Code that draws figures:

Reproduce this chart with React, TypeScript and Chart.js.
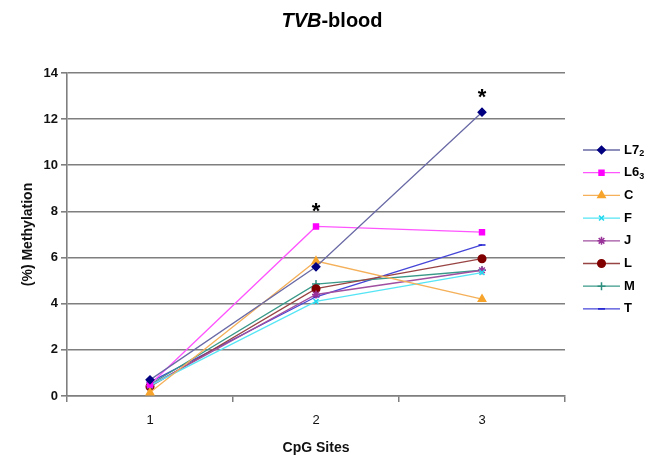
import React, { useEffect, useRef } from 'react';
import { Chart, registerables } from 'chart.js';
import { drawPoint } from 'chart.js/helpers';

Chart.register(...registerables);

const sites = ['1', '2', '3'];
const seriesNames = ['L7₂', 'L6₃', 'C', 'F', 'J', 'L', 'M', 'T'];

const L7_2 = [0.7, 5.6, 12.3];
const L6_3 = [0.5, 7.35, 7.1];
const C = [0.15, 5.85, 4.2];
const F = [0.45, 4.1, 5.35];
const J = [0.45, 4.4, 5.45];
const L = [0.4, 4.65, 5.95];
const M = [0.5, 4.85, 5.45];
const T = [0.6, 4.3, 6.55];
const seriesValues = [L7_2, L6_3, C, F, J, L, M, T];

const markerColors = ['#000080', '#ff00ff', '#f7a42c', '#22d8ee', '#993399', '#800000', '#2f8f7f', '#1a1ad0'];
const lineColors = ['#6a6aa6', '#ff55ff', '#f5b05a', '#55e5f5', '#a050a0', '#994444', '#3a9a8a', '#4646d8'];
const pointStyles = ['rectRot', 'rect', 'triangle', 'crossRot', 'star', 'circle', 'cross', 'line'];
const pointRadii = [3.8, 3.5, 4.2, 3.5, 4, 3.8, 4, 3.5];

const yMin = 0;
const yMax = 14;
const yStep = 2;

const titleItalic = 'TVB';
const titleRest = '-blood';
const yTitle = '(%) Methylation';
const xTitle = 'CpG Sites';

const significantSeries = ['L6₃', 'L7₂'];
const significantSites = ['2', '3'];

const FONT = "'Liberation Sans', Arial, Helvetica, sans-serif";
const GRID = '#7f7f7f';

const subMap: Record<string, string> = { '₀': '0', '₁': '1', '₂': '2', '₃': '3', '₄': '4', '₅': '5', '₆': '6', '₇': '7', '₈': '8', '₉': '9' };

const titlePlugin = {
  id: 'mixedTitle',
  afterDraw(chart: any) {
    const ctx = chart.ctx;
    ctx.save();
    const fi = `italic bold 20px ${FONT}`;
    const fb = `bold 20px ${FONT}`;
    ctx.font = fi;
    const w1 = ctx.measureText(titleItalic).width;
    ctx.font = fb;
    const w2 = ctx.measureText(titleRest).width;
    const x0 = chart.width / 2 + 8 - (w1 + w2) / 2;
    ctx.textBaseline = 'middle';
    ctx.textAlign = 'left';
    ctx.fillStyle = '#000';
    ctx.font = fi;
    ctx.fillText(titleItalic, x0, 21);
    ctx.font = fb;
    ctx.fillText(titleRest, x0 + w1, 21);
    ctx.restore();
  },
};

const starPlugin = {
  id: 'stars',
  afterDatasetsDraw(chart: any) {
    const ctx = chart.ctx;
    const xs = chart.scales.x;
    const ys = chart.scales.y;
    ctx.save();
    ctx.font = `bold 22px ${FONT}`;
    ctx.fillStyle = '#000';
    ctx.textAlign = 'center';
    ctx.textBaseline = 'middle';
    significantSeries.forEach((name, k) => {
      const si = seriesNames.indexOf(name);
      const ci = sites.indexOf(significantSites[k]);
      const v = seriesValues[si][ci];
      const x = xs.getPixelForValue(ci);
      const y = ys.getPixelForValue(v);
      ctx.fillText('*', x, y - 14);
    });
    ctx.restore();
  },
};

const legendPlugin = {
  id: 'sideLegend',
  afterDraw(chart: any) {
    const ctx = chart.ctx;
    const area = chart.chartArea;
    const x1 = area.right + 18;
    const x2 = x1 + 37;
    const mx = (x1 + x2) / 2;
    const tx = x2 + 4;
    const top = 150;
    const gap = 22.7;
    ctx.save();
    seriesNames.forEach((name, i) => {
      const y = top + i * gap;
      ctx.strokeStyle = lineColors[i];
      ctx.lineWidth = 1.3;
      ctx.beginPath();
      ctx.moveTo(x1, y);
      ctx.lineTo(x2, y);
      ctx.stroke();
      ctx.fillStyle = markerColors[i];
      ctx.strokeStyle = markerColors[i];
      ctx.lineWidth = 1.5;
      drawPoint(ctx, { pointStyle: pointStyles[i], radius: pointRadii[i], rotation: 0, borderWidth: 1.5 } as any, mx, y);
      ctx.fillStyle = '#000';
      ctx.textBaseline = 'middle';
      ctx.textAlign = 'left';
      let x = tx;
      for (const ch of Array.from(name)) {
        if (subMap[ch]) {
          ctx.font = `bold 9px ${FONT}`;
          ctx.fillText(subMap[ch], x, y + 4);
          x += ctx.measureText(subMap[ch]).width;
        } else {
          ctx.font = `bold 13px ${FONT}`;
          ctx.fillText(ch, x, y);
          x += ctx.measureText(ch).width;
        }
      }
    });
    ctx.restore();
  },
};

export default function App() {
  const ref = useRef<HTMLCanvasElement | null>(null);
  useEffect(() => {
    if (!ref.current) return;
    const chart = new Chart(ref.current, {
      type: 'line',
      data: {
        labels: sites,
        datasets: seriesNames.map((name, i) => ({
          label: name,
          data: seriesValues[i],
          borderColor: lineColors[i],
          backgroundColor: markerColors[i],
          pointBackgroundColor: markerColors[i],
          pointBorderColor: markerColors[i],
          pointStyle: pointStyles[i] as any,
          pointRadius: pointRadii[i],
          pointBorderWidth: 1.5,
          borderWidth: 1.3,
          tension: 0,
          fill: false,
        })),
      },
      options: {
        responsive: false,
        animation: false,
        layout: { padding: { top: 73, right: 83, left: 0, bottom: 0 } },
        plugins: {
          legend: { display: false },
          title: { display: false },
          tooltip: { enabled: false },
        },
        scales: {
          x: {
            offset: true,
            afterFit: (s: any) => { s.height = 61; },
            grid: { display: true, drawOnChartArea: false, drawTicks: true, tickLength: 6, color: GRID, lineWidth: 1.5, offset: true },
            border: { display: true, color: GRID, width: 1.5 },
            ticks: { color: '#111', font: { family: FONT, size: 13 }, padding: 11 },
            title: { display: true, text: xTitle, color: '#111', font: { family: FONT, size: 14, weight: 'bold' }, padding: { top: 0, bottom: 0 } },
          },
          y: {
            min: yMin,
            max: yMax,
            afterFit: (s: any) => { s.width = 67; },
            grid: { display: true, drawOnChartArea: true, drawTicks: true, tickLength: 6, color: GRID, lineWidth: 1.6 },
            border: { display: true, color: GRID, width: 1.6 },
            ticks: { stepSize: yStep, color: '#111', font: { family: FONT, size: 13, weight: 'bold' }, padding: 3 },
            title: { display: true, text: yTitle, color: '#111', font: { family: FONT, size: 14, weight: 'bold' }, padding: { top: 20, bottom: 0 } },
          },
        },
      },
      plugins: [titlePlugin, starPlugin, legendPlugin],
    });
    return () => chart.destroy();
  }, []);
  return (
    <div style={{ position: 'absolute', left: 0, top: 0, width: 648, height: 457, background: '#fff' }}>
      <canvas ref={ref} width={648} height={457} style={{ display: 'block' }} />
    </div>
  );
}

...

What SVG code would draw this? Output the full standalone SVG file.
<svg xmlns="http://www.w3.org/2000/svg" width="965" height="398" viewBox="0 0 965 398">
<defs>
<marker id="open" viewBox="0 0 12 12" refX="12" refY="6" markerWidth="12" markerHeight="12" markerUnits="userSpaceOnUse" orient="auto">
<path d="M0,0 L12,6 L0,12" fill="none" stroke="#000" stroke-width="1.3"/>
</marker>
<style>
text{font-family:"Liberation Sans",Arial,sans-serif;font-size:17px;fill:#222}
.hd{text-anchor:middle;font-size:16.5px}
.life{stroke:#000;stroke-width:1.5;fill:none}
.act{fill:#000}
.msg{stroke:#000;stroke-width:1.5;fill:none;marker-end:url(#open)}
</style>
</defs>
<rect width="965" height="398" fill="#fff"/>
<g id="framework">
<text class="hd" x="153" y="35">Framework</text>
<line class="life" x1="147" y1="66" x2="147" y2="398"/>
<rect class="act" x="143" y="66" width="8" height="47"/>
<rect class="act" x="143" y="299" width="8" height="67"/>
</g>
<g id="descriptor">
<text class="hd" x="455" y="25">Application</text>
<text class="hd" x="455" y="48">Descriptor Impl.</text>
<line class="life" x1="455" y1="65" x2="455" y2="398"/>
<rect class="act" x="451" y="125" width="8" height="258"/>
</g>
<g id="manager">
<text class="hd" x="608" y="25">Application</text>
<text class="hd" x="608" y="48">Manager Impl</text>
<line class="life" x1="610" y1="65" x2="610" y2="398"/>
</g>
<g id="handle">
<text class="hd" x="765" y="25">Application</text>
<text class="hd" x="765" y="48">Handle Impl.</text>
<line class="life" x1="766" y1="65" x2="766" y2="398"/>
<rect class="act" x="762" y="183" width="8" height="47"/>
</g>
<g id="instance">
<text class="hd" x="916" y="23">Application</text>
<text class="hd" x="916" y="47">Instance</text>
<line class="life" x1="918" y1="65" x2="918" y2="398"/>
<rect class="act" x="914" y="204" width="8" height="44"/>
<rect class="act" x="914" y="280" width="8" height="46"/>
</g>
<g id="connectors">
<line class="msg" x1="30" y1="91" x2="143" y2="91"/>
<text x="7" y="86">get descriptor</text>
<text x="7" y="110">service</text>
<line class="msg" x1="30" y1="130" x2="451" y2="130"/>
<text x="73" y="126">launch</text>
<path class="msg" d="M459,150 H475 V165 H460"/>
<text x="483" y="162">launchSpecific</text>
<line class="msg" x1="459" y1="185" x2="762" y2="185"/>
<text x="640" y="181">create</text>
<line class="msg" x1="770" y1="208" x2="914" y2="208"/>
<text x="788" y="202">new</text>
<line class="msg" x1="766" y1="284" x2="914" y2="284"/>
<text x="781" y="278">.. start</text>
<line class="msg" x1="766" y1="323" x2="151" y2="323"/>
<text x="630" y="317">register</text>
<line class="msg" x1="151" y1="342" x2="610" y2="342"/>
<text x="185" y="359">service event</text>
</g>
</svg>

> **What the exercise asks**
Look through the entries above; copy every line holding the string "this".

> **Answer to the task**
Reproduce this chart with React, TypeScript and Chart.js.
What SVG code would draw this? Output the full standalone SVG file.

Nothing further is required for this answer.